- [Task to carry out]:
Quote the listing in full, exactly as given, minus any pictures.

** start of Information supplied **

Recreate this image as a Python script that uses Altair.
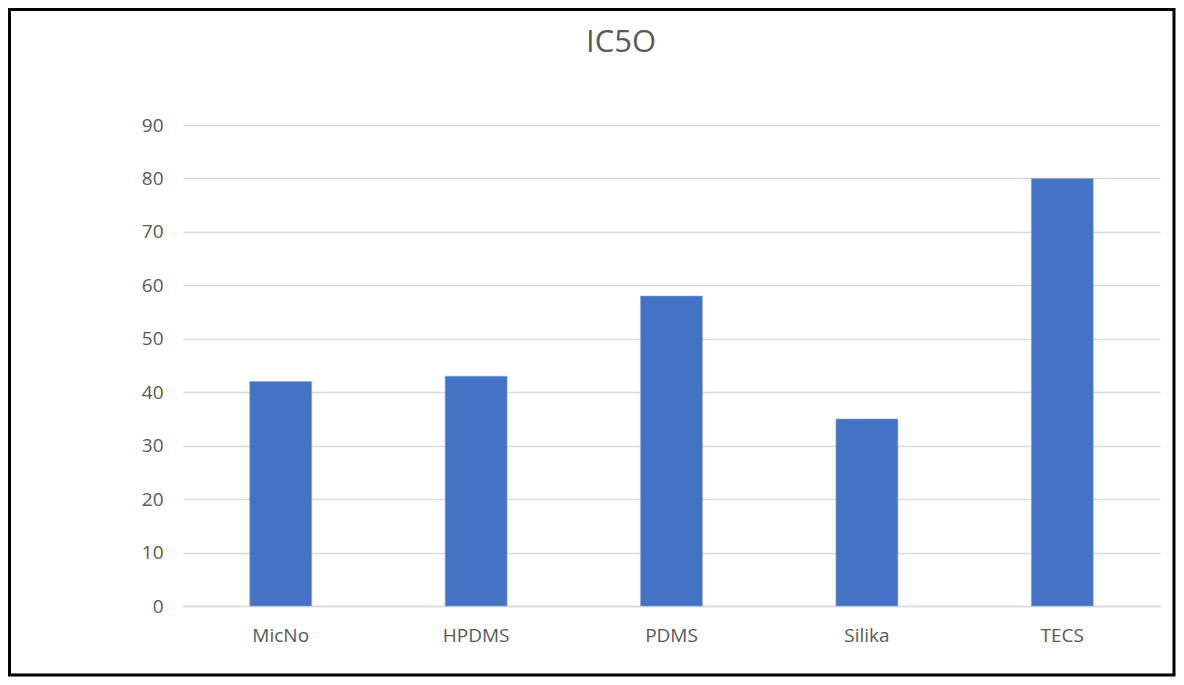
import altair as alt
import pandas as pd

categories = ["MicNo", "HPDMS", "PDMS", "Silika", "TECS"]
values = [42, 43, 58, 35, 80]
y_ticks = [0, 10, 20, 30, 40, 50, 60, 70, 80, 90]
title_text = "IC5O"

df = pd.DataFrame({"cat": categories, "val": values})

FONT = "Open Sans"
PLOT_W = 977
PLOT_H = 481

bars = alt.Chart(df).mark_bar(color="#4472C4", stroke="#8faadc", strokeWidth=0.6).encode(
    x=alt.X("cat:N", sort=categories, title=None,
            scale=alt.Scale(paddingInner=0.683, paddingOuter=0.3415),
            axis=alt.Axis(labelAngle=0, ticks=False, domain=True, domainColor="#d9d9d9",
                          domainWidth=1.5, labelPadding=20, labelFontSize=19,
                          labelColor="#595959", labelFont=FONT)),
    y=alt.Y("val:Q", title=None,
            scale=alt.Scale(domain=[0, 90], nice=False),
            axis=alt.Axis(values=y_ticks, ticks=False, domain=False, grid=True,
                          gridColor="#d9d9d9", gridWidth=1.5, labelPadding=20,
                          labelFontSize=19, labelColor="#595959", labelFont=FONT)),
)

one = pd.DataFrame({"t": [title_text]})

border = alt.Chart(one).mark_rect(
    fill=None, stroke="black", strokeWidth=3
).encode(
    x=alt.value(-173.5), x2=alt.value(991),
    y=alt.value(-115.5), y2=alt.value(550),
)

title = alt.Chart(one).mark_text(
    font=FONT, fontSize=31, color="#595959", align="center", baseline="alphabetic"
).encode(
    text="t:N", x=alt.value(438), y=alt.value(-73),
)

chart = alt.layer(bars, border, title).properties(
    width=PLOT_W,
    height=PLOT_H,
    autosize=alt.AutoSizeParams(type="none"),
    padding={"left": 175, "top": 117, "right": 16, "bottom": 71},
).configure_view(stroke=None)

chart.save("out.html", embed_options={"renderer": "svg", "actions": False})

** end of Information supplied **

- [Answer below]:
Recreate this image as a Python script that uses Altair.
import altair as alt
import pandas as pd

categories = ["MicNo", "HPDMS", "PDMS", "Silika", "TECS"]
values = [42, 43, 58, 35, 80]
y_ticks = [0, 10, 20, 30, 40, 50, 60, 70, 80, 90]
title_text = "IC5O"

df = pd.DataFrame({"cat": categories, "val": values})

FONT = "Open Sans"
PLOT_W = 977
PLOT_H = 481

bars = alt.Chart(df).mark_bar(color="#4472C4", stroke="#8faadc", strokeWidth=0.6).encode(
    x=alt.X("cat:N", sort=categories, title=None,
            scale=alt.Scale(paddingInner=0.683, paddingOuter=0.3415),
            axis=alt.Axis(labelAngle=0, ticks=False, domain=True, domainColor="#d9d9d9",
                          domainWidth=1.5, labelPadding=20, labelFontSize=19,
                          labelColor="#595959", labelFont=FONT)),
    y=alt.Y("val:Q", title=None,
            scale=alt.Scale(domain=[0, 90], nice=False),
            axis=alt.Axis(values=y_ticks, ticks=False, domain=False, grid=True,
                          gridColor="#d9d9d9", gridWidth=1.5, labelPadding=20,
                          labelFontSize=19, labelColor="#595959", labelFont=FONT)),
)

one = pd.DataFrame({"t": [title_text]})

border = alt.Chart(one).mark_rect(
    fill=None, stroke="black", strokeWidth=3
).encode(
    x=alt.value(-173.5), x2=alt.value(991),
    y=alt.value(-115.5), y2=alt.value(550),
)

title = alt.Chart(one).mark_text(
    font=FONT, fontSize=31, color="#595959", align="center", baseline="alphabetic"
).encode(
    text="t:N", x=alt.value(438), y=alt.value(-73),
)

chart = alt.layer(bars, border, title).properties(
    width=PLOT_W,
    height=PLOT_H,
    autosize=alt.AutoSizeParams(type="none"),
    padding={"left": 175, "top": 117, "right": 16, "bottom": 71},
).configure_view(stroke=None)

chart.save("out.html", embed_options={"renderer": "svg", "actions": False})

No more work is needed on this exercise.